■ WHAT IS EXPECTED:
Scan the records for the string "page"; copy each line where it occurs.

■ ■ ■ ■ ■

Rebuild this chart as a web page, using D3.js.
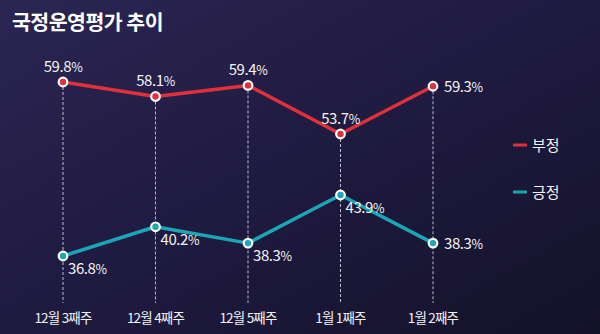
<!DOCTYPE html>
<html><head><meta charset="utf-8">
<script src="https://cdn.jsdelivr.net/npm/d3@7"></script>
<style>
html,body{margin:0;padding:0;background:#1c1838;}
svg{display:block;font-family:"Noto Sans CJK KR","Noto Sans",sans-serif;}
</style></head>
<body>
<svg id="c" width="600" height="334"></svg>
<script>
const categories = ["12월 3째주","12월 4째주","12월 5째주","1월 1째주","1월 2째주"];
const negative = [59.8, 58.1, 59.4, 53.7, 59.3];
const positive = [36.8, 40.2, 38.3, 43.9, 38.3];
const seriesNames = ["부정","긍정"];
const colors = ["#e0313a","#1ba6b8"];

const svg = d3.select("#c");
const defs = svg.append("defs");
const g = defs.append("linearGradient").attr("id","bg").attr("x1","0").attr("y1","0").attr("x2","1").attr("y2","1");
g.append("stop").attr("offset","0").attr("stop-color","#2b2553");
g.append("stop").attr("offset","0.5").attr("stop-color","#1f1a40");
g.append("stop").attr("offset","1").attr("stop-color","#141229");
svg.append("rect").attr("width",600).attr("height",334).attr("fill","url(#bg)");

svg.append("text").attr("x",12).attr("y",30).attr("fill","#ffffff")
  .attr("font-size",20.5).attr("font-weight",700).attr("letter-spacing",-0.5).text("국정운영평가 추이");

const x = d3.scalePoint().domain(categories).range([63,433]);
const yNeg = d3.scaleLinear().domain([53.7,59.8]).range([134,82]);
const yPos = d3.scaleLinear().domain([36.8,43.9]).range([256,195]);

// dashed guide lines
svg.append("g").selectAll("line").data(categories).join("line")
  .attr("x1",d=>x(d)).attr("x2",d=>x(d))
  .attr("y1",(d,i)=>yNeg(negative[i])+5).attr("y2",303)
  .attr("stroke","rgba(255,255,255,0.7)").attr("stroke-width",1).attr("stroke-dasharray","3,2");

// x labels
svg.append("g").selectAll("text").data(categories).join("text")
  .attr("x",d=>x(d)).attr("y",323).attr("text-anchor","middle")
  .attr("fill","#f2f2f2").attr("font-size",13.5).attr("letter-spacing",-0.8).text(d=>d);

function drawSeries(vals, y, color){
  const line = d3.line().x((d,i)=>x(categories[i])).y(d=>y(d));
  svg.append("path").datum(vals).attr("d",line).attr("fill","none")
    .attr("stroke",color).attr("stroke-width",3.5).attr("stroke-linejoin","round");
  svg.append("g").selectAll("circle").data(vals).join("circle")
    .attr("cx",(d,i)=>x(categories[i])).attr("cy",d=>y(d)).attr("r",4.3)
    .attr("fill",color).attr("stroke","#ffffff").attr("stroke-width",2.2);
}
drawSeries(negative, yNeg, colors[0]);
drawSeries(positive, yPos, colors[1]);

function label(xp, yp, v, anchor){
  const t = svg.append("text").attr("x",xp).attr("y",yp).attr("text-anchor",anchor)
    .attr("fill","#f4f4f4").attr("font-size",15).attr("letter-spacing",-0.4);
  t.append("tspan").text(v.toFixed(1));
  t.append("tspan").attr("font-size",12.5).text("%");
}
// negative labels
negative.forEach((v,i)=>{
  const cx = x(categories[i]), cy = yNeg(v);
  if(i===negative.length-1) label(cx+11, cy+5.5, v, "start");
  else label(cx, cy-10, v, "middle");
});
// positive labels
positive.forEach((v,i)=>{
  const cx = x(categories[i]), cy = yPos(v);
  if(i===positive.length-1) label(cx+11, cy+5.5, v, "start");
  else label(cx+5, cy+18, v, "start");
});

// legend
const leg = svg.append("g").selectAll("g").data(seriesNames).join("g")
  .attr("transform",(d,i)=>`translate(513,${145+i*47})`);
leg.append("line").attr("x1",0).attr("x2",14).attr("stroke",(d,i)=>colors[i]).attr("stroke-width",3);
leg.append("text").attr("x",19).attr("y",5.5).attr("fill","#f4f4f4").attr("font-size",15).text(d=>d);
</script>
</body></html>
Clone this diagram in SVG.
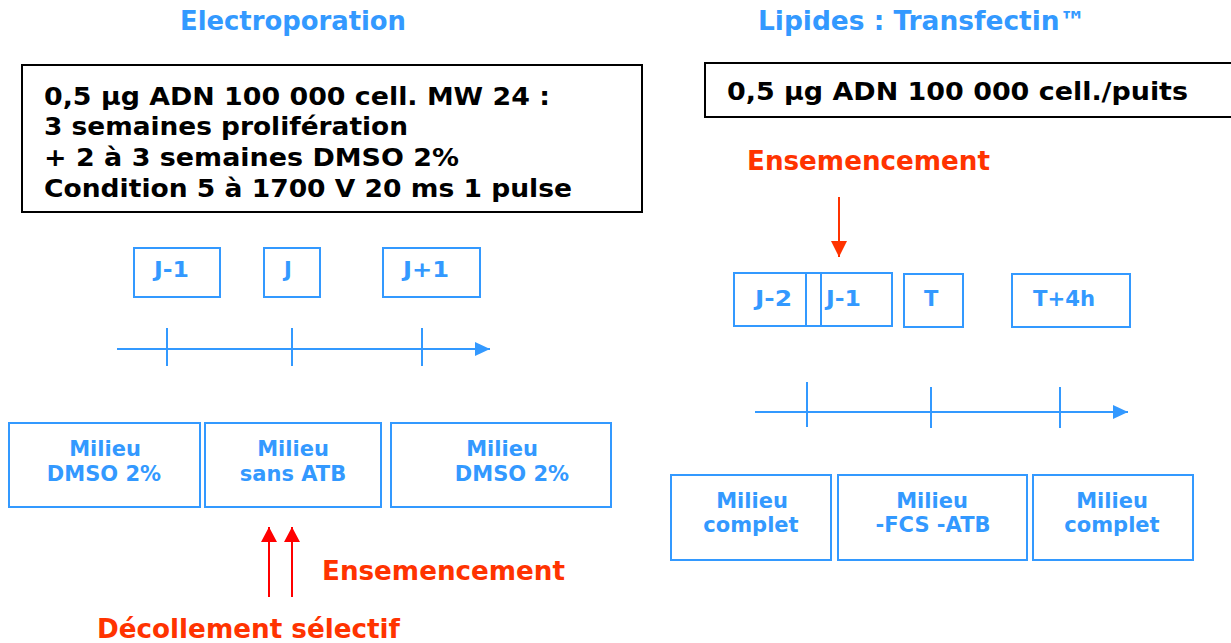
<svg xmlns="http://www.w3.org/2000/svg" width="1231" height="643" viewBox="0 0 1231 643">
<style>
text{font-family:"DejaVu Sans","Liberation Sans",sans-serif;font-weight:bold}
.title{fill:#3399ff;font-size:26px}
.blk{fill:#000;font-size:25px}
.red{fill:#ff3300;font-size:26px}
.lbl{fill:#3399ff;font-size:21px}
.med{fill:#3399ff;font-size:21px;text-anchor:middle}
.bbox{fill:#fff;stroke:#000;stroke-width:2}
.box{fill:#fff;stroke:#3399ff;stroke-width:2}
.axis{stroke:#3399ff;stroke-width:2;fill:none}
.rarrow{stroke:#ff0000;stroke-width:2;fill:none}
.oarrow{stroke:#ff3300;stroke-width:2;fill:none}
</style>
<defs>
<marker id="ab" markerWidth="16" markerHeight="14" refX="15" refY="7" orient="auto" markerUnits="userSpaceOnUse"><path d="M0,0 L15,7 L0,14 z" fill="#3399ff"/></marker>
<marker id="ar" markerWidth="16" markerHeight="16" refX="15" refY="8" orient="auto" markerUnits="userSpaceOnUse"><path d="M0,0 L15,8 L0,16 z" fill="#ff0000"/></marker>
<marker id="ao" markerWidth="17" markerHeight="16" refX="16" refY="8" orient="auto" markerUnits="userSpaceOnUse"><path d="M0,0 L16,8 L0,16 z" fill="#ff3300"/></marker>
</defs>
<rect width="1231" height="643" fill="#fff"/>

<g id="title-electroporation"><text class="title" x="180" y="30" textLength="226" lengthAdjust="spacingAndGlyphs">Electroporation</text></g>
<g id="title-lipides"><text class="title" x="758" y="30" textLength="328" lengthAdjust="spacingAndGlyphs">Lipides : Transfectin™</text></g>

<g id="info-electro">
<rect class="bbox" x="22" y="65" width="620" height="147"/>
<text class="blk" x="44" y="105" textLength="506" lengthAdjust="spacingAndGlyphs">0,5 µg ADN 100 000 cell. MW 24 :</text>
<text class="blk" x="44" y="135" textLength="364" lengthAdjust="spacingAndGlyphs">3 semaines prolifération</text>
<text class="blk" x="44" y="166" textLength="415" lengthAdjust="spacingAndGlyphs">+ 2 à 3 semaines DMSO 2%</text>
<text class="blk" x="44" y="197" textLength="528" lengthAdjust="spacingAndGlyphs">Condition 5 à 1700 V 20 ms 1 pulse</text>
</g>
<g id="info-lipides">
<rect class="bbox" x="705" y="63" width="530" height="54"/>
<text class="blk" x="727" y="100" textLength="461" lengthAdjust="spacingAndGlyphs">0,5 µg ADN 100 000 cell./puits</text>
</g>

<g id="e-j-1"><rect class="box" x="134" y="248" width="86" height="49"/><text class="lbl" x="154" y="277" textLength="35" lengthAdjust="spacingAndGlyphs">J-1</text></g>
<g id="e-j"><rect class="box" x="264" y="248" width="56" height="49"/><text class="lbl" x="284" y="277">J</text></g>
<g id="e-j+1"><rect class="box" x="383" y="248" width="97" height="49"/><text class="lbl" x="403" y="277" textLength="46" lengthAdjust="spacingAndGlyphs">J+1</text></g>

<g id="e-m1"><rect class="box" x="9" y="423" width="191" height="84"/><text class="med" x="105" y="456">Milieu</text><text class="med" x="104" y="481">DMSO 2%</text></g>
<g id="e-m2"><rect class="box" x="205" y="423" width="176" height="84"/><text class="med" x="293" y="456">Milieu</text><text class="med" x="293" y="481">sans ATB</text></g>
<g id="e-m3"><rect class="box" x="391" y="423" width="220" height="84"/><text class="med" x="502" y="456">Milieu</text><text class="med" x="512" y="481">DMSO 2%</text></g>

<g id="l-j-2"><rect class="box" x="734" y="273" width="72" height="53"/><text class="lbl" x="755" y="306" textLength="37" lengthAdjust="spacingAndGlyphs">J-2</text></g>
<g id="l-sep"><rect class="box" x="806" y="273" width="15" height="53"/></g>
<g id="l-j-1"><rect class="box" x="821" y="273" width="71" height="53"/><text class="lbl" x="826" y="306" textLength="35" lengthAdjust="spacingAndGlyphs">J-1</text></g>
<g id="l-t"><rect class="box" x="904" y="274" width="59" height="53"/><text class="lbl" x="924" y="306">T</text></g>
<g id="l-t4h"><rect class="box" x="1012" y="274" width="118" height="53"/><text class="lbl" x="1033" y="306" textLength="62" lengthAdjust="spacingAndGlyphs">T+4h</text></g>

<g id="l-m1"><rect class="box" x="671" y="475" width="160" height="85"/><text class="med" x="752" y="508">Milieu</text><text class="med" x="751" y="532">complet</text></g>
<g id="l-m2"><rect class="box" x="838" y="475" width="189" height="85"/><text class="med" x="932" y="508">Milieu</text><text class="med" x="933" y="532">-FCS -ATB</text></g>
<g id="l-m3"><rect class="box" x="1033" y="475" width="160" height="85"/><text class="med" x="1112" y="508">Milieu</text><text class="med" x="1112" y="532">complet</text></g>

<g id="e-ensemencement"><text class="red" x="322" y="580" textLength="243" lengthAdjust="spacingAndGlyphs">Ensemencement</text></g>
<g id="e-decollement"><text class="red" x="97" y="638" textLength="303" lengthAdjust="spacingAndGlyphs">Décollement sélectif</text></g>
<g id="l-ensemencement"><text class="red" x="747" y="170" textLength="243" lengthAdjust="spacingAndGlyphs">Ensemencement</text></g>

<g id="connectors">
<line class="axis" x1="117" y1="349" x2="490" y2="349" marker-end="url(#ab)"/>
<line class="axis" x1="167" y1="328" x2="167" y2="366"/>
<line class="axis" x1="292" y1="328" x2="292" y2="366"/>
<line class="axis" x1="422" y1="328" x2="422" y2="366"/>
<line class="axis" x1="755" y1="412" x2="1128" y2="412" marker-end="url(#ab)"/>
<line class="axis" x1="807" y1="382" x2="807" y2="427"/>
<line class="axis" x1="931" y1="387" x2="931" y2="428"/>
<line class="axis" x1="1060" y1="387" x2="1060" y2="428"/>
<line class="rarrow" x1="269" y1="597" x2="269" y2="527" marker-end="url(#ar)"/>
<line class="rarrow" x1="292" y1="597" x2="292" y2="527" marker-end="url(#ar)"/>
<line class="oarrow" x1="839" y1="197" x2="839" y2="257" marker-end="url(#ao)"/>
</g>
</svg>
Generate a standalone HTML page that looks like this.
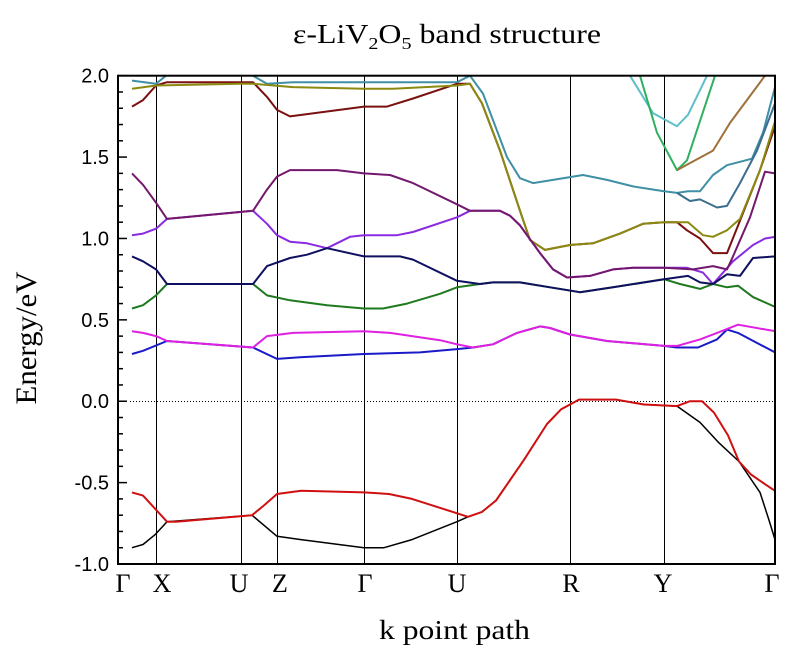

■ ■ ■ ■ ■

■ FINISHED EXERCISE:
Rebuild this chart as a web page, using D3.js.
Generate a standalone HTML page that looks like this.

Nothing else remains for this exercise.